By Ted Mann And Chelsey Dulaney
General Electric Co.'s first-quarter earnings report showed that
CEO Jeff Immelt's strategy to exit banking and refocus on its
industrial operations won't be all smooth sailing.
Revenues fell at three of the company's top four industrial
units, the ones that make oil-and-gas equipment, jet engines and
medical devices. Of those four, only its power-turbine business
increased sales, but profits for the unit fell as several large
orders were delayed, executives said.
Total industrial revenue fell 1%, hurt by the stronger
dollar.
Industrial operating profits, however, rose 9% to $3.6 billion
and margins improved. Mr. Immelt said the company was on track to
deliver on the high end of a forecast of $1.10 to $1.20 in
industrial per-share earnings for the year.
Shares of GE slid 0.6% to $27.12 in afternoon trading amid a
broad market selloff.
"GE had a good quarter in a slow-growth and volatile
environment," Mr. Immelt said. "We're seeing the world that we
planned for."
The results highlight the tricky terrain GE will navigate once
it completes Mr. Immelt's move away from financial services and
back toward the business of heavy industry. GE's industrial
equipment orders fell in the quarter, the fourth time in the past
five quarters that GE hasn't grown in orders.
For GE, the future will look a lot more like the terrain that
competitors, such as Honeywell International Inc., have had to
cover in a period of slow global growth--without assistance from a
profitable, if risky, banking arm.
Honeywell, whose businesses include aerospace components,
chemicals and building control and alarm systems, cut its yearly
revenue forecast and reported a 5% drop in sales, driven by the
collapse in oil prices as well as foreign exchange woes. Profit
rose 11% to $1.12 billion.
Shares of Honeywell fell 1.6% to $102.25.
Chief Executive Dave Cote told investors that momentum in the
company's businesses started to pick up toward the end of the first
quarter, and said he believed the U.S. economy should gain strength
as consumers continue to benefit from lower gas prices.

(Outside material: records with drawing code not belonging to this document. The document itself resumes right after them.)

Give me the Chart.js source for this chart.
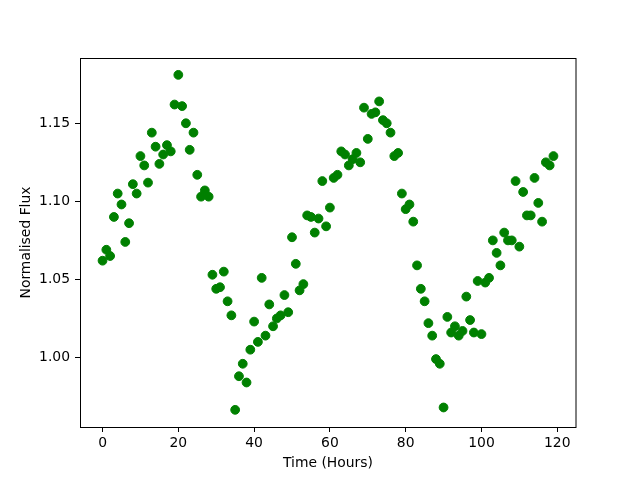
<!DOCTYPE html>
<html>
<head>
<meta charset="utf-8">
<script src="https://cdn.jsdelivr.net/npm/chart.js@4"></script>
<style>
html,body{margin:0;padding:0;background:#fff;}
#wrap{width:640px;height:480px;position:relative;}
</style>
</head>
<body>
<div id="wrap"><canvas id="c" width="640" height="480"></canvas></div>
<script>
const hours = [0,1,2,3,4,5,6,7,8,9,10,11,12,13,14,15,16,17,18,19,
20,21,22,23,24,25,26,27,28,29,30,31,32,33,34,35,36,37,38,39,
40,41,42,43,44,45,46,47,48,49,50,51,52,53,54,55,56,57,58,59,
60,61,62,63,64,65,66,67,68,69,70,71,72,73,74,75,76,77,78,79,
80,81,82,83,84,85,86,87,88,89,90,91,92,93,94,95,96,97,98,99,
100,101,102,103,104,105,106,107,108,109,110,111,112,113,114,115,116,117,118,119];

const flux = [1.062,1.069,1.065,1.090,1.105,1.098,1.074,1.086,1.111,1.105,
1.129,1.123,1.112,1.144,1.135,1.124,1.130,1.136,1.132,1.162,
1.181,1.161,1.150,1.133,1.144,1.117,1.103,1.107,1.103,1.053,
1.044,1.045,1.055,1.036,1.027,0.9665,0.988,0.996,0.984,1.005,
1.023,1.010,1.051,1.014,1.034,1.020,1.025,1.027,1.040,1.029,
1.077,1.060,1.043,1.047,1.091,1.090,1.080,1.089,1.113,1.084,
1.096,1.115,1.117,1.132,1.130,1.123,1.127,1.131,1.125,1.160,
1.140,1.156,1.157,1.164,1.152,1.150,1.144,1.129,1.131,1.105,
1.095,1.098,1.087,1.059,1.044,1.036,1.022,1.014,0.999,0.996,
0.968,1.026,1.016,1.020,1.014,1.017,1.039,1.024,1.016,1.049,
1.015,1.048,1.051,1.075,1.067,1.059,1.080,1.075,1.075,1.113,
1.071,1.106,1.091,1.091,1.115,1.099,1.087,1.125,1.123,1.129];

const xTicks = [0,20,40,60,80,100,120];
const yTicks = [1.00,1.05,1.10,1.15];
const yTickLabels = ["1.00","1.05","1.10","1.15"];
const xTitle = "Time (Hours)";
const yTitle = "Normalised Flux";

const points = hours.map((h,i)=>({x:h,y:flux[i]}));

const frame = {
  id:'frame',
  afterDraw(chart){
    const a = chart.chartArea, ctx = chart.ctx;
    ctx.save();
    ctx.strokeStyle = '#000';
    ctx.lineWidth = 1;
    ctx.strokeRect(Math.round(a.left)+0.5, Math.round(a.top)+0.5, Math.round(a.right-a.left)-0.5, Math.round(a.bottom-a.top));
    ctx.restore();
  }
};

const FONT = {family:'"DejaVu Sans"', size:13.9};

new Chart(document.getElementById('c'), {
  type:'scatter',
  data:{datasets:[{
    data:points,
    backgroundColor:'#008000',
    borderColor:'#008000',
    pointRadius:4.4,
    pointBorderWidth:1,
    pointHoverRadius:4.4
  }]},
  options:{
    responsive:false,
    animation:false,
    events:[],
    layout:{padding:{left:0,right:64,top:58,bottom:0}},
    plugins:{legend:{display:false},tooltip:{enabled:false}},
    scales:{
      x:{
        type:'linear',
        min:-5.95, max:124.95,
        afterBuildTicks(s){ s.ticks = xTicks.map(v=>({value:v})); },
        afterFit(s){ s.height = 53; },
        ticks:{color:'#000', font:FONT, padding:3, maxRotation:0, autoSkip:false,
               callback:(v)=>String(v)},
        grid:{display:true, drawOnChartArea:false, drawTicks:true, tickLength:5, color:'#000', tickWidth:1},
        border:{display:false},
        title:{display:true, text:xTitle, color:'#000', font:FONT, padding:{top:0,bottom:8.7}}
      },
      y:{
        type:'linear',
        min:0.9555, max:1.1918,
        afterBuildTicks(s){ s.ticks = yTicks.map(v=>({value:v})); },
        afterFit(s){ s.width = 80; },
        ticks:{color:'#000', font:FONT, padding:5, autoSkip:false,
               callback:(v)=>{ const i = yTicks.indexOf(v); return i>=0 ? yTickLabels[i] : ''; }},
        grid:{display:true, drawOnChartArea:false, drawTicks:true, tickLength:5, color:'#000', tickWidth:1},
        border:{display:false},
        title:{display:true, text:yTitle, color:'#000', font:FONT, padding:{top:17.7,bottom:0}}
      }
    }
  },
  plugins:[frame]
});
</script>
</body>
</html>
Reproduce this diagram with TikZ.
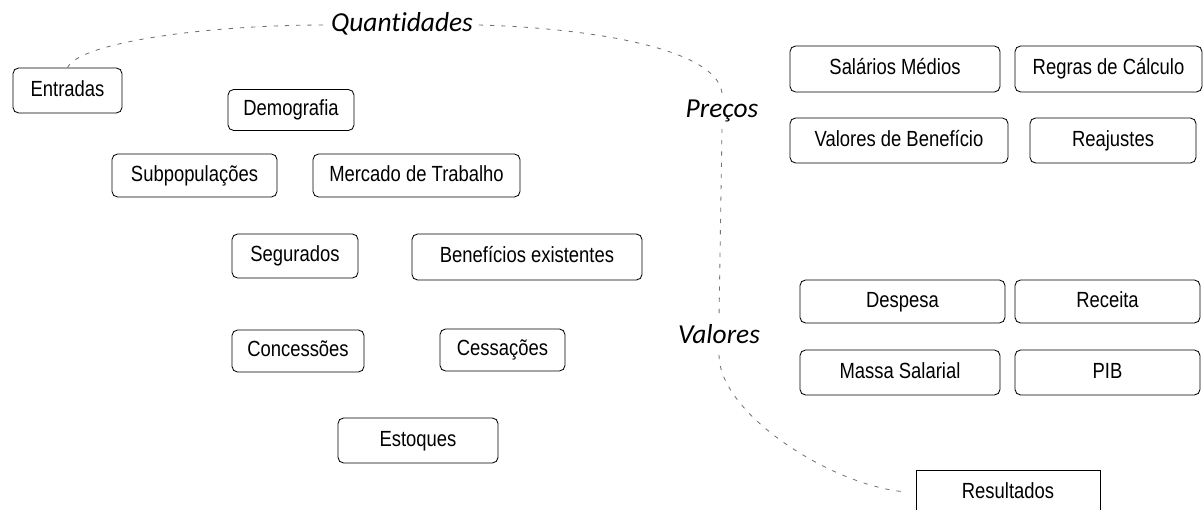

Mr. Cote said this is the longest the American consumer has gone
without "spending kind of newfound riches." Just the same, he
added, he wouldn't count on such a rebound, "because if I'm wrong,
it's not a good place to be."
These are the calculations GE is embracing as it embarks on its
boldest move yet to shed financial services and return to its
industrial roots.
Last week, GE said it would pare down its GE Capital business
significantly, unveiling plans to sell off about $165 billion of
loans to borrowers like Wendy's franchisees, overseas consumers and
private-equity firms. GE also said it would sell a $26 billion
portfolio of investments in office buildings and other commercial
property to buyers that include Blackstone Group LP and Wells Fargo
& Co.
The plans represent one of the biggest strategic shifts in the
123-year history of the company. GE had warned it would book about
$16 billion in charges in the quarter to repatriate cash and for
impairments because of shortened hold periods.
Overall for the quarter ended March 31, GE had a loss of $13.6
billion, compared with a profit of $3 billion a year earlier.
Excluding the one-time charge, net earnings would have fallen 7% to
$2.8 billion.
GE held the line in its oil-and-gas business, where analysts
were bracing for ugly results given the plunge in crude oil. The
company reported a 3% decline in profit and an 8% drop in
revenue.
Analysts who follow the company expect those returns to continue
falling through the year as oil-production companies continue to
slash capital expenditures, including on GE's oil-field equipment
and services.
Oil-and-gas equipment orders fell 10% to $2.2 billion, following
on a 15% drop in the fourth quarter of 2014. The unit's revenue
from equipment sales fell by 13% in the first three months of this
year, GE said. And, overall, the company reported a 9% drop in
infrastructure equipment orders from "resource rich" countries,
including those in the Middle East, Africa and Russia--regions that
have seen economies seriously affected by the collapse in crude oil
prices.
Meanwhile, GE Capital revenues fell 39% to $5.98 billion. The
business has been a significant profit driver for the company, but
it has fallen out of favor with investors, who fear it casts a pall
on the company's industrial business.